The diversity of opinions which were held by Anglicans in the late nineteenth and early twentieth centuries was, ideally, the ingredients of a unifying comprehensiveness. In fact, it was invariably the cause of unhappy and tense divisions, which gradually became institutionalised in respectable political organisations: the circumspection of churchmen towards “party” was replaced by a conviction that while factiousness was un-Christian, political societies were natural and, indeed, essential expressions of Anglicanism’s richness…
This study departs from this traditional model of diocesan history. Instead, it is contended that there lies within Anglicanism an inherent tension which has often produced a powerful political dynamic. The examination of that dynamic is far more crucial to an understanding of the polity than the study of the policies and actions of its bishops: in fact, this political dynamic was independent of the bishops, although that episcopal hierarchy was rarely independent of it. It is further contended that the importance of that dynamic was heightened in the ecclesiastical context of Australia. The potential for party conflict was limited in England by the constraints of Establishment. In Australia, however, the absence of Establishment, together with other historical and environmental factors, was responsible for the emergence of a self-determining Anglicanism in which mere lobbying for influence was metamorphosed into an outright struggle for power.

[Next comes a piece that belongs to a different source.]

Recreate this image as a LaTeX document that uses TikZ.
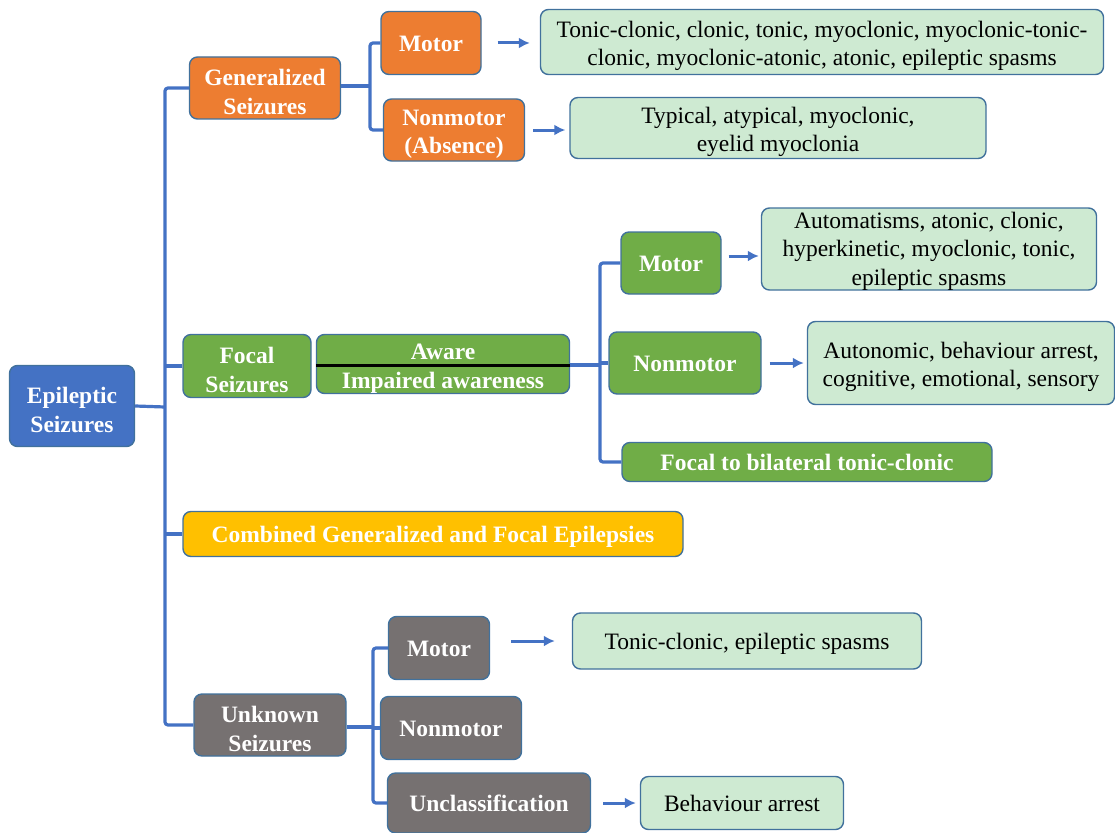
\documentclass[tikz,border=0pt]{standalone}
\usepackage{fontspec}
\setmainfont{Liberation Serif}
\usetikzlibrary{arrows.meta}
\definecolor{edge}{RGB}{65,113,156}
\definecolor{link}{RGB}{68,114,196}
\definecolor{rootblue}{RGB}{68,114,196}
\definecolor{genor}{RGB}{237,125,49}
\definecolor{focgreen}{RGB}{112,173,71}
\definecolor{combgold}{RGB}{255,192,0}
\definecolor{unkgray}{RGB}{118,113,113}
\definecolor{leafgreen}{RGB}{206,234,210}
% taller first line so stacked text sits a little lower in its box
\newcommand\firstline{\rule{0pt}{24.5pt}}
\newcommand\firstlineshort{\rule{0pt}{20pt}}
\tikzset{
  box/.style={draw=edge, line width=1.4pt, rounded corners=8pt, align=center,
    inner sep=0pt, font=\fontsize{23.5}{28.5}\selectfont},
  catbox/.style={box, text=white, font=\bfseries\fontsize{23.5}{28.5}\selectfont},
  leafbox/.style={box, fill=leafgreen, text=black},
  one/.style={text height=21.5pt, text depth=5pt},
  branch/.style={draw=link, line width=3.2pt, rounded corners=3pt},
  pointer/.style 2 args={draw=link, line width=3pt, -{Latex[length=11pt,width=11pt]},
    shorten <=#1pt, shorten >=#2pt}
}
\begin{document}
\begin{tikzpicture}[x=1pt, y=-1pt]
\useasboundingbox (0,0) rectangle (1115,832);

% root
\node[catbox, fill=rootblue, minimum width=125, minimum height=81] (root) at (72,406) {\firstline Epileptic\\Seizures};

% first level
\node[catbox, fill=genor, minimum width=151, minimum height=62] (gen) at (265,88) {\firstline Generalized\\Seizures};
\node[catbox, fill=focgreen, minimum width=128, minimum height=63] (foc) at (247,366) {\firstline Focal\\Seizures};
\node[catbox, one, fill=combgold, minimum width=500, minimum height=45] (comb) at (433,534) {Combined Generalized and Focal Epilepsies};
\node[catbox, fill=unkgray, minimum width=152, minimum height=62] (unk) at (270,725) {\firstline Unknown\\Seizures};

% generalized branch
\node[catbox, one, fill=genor, minimum width=100, minimum height=63] (gmot) at (431,43) {Motor};
\node[catbox, fill=genor, minimum width=141, minimum height=62] (gnon) at (454,130) {\firstline Nonmotor\\(Absence)};
\node[leafbox, minimum width=563, minimum height=65] (gmotl) at (822,42) {\firstline Tonic-clonic, clonic, tonic, myoclonic, myoclonic-tonic-\\clonic, myoclonic-atonic, atonic, epileptic spasms};
\node[leafbox, minimum width=416, minimum height=61] (gnonl) at (778,128) {\firstline Typical, atypical, myoclonic,\\eyelid myoclonia};

% focal branch
\node[catbox, fill=focgreen, minimum width=253, minimum height=59] (aw) at (443,364) {\firstline Aware\\Impaired awareness};
\draw[black, line width=3pt] ([yshift=-1pt]aw.west) -- ([yshift=-1pt]aw.east);
\node[catbox, one, fill=focgreen, minimum width=100, minimum height=62] (fmot) at (671,263) {Motor};
\node[catbox, one, fill=focgreen, minimum width=152, minimum height=62] (fnon) at (685,363) {Nonmotor};
\node[catbox, one, fill=focgreen, minimum width=370, minimum height=39] (fbil) at (807,462) {Focal to bilateral tonic-clonic};
\node[leafbox, minimum width=335, minimum height=82] (fmotl) at (929,249) {\firstlineshort Automatisms, atonic, clonic,\\hyperkinetic, myoclonic, tonic,\\epileptic spasms};
\node[leafbox, minimum width=307, minimum height=83] (fnonl) at (961,363) {\firstline Autonomic, behaviour arrest,\\cognitive, emotional, sensory};

% unknown branch
\node[catbox, one, fill=unkgray, minimum width=101, minimum height=63] (umot) at (439,648) {Motor};
\node[catbox, one, fill=unkgray, minimum width=141, minimum height=63] (unon) at (451,728) {Nonmotor};
\node[catbox, one, fill=unkgray, minimum width=203, minimum height=60] (uunc) at (489,803) {Unclassification};
\node[leafbox, one, minimum width=349, minimum height=56] (umotl) at (747,641) {Tonic-clonic, epileptic spasms};
\node[leafbox, one, minimum width=203, minimum height=53] (uuncl) at (742,803) {Behaviour arrest};

% brackets
\coordinate (rb) at (165,407);
\draw[branch] (root.east) -- (rb);
\draw[branch] (gen.west) -- (165,88) -- (165,725) -- (unk.west);
\draw[branch] (foc.west) -- (foc.west -| rb);
\draw[branch] (comb.west) -- (comb.west -| rb);

\coordinate (gb) at (370,86);
\draw[branch] (gen.east |- gb) -- (gb);
\draw[branch] (gmot.west) -- (gmot.west -| gb) -- (gnon.west -| gb) -- (gnon.west);

\coordinate (fb) at (600,365);
\draw[branch] (aw.east |- fb) -- (fb);
\draw[branch] (fmot.west) -- (fmot.west -| fb) -- (fbil.west -| fb) -- (fbil.west);
\draw[branch] (fnon.west) -- (fnon.west -| fb);

\coordinate (ub) at (373,727);
\draw[branch] (unk.east |- ub) -- (ub);
\draw[branch] (umot.west) -- (umot.west -| ub) -- (uunc.west -| ub) -- (uunc.west);
\draw[branch] (unon.west) -- (unon.west -| ub);

% arrows to descriptions
\coordinate (fa) at ([yshift=7pt]fmot.east);
\coordinate (ua) at ([yshift=7pt]umot.east);
\draw[pointer={16}{10}] (gmot.east) -- (gmotl.west |- gmot.east);
\draw[pointer={8}{4}] (gnon.east) -- (gnonl.west |- gnon.east);
\draw[pointer={7}{2}] (fa) -- (fa -| fmotl.west);
\draw[pointer={8}{3}] (fnon.east) -- (fnonl.west |- fnon.east);
\draw[pointer={21}{17}] (ua) -- (ua -| umotl.west);
\draw[pointer={12}{4}] (uunc.east) -- (uuncl.west |- uunc.east);
\end{tikzpicture}
\end{document}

This dissertation is, therefore, a study of power and party in Anglicanism in Sydney, rather than the history of the Anglican Diocese of Sydney. It traces the political rather than the biographical or chronological. There is no close examination of parochial life or the relationship between church and society: these are areas which can be more successfully treated after the issues of ecclesiastical power have been clarified. At the same time, it must be insisted that the development of political structures, disputes over millinery and the phenomenon of struggles for power in the church’s decision-making councils are not divorced from the pew nor without social significance. No doubt the average parishioner and disinterested man in the street knew or cared little about these phenomena. But they nevertheless had a direct and profound bearing on the message which the pew and the society at large received. Social and economic conditions, ethnicity and other secondary factors did in part influence the form of that message and its reception, but it was the same sincere religious convictions which were at the heart of these disputes which were also the most formative and crucial factors in the developments and transmission of the message. Scholars who mistakenly attach pre-eminence to these secondary factors not only discount the importance and power of the sincerely-held beliefs of others but also project alien values onto their historical subjects. The primary impulse in ecclesiastical polities is transcendent not immanent, and when that impulse is expressed in political terms it is essential for those political phenomena to be the focus of the historical research rather than social, biographical or other issues.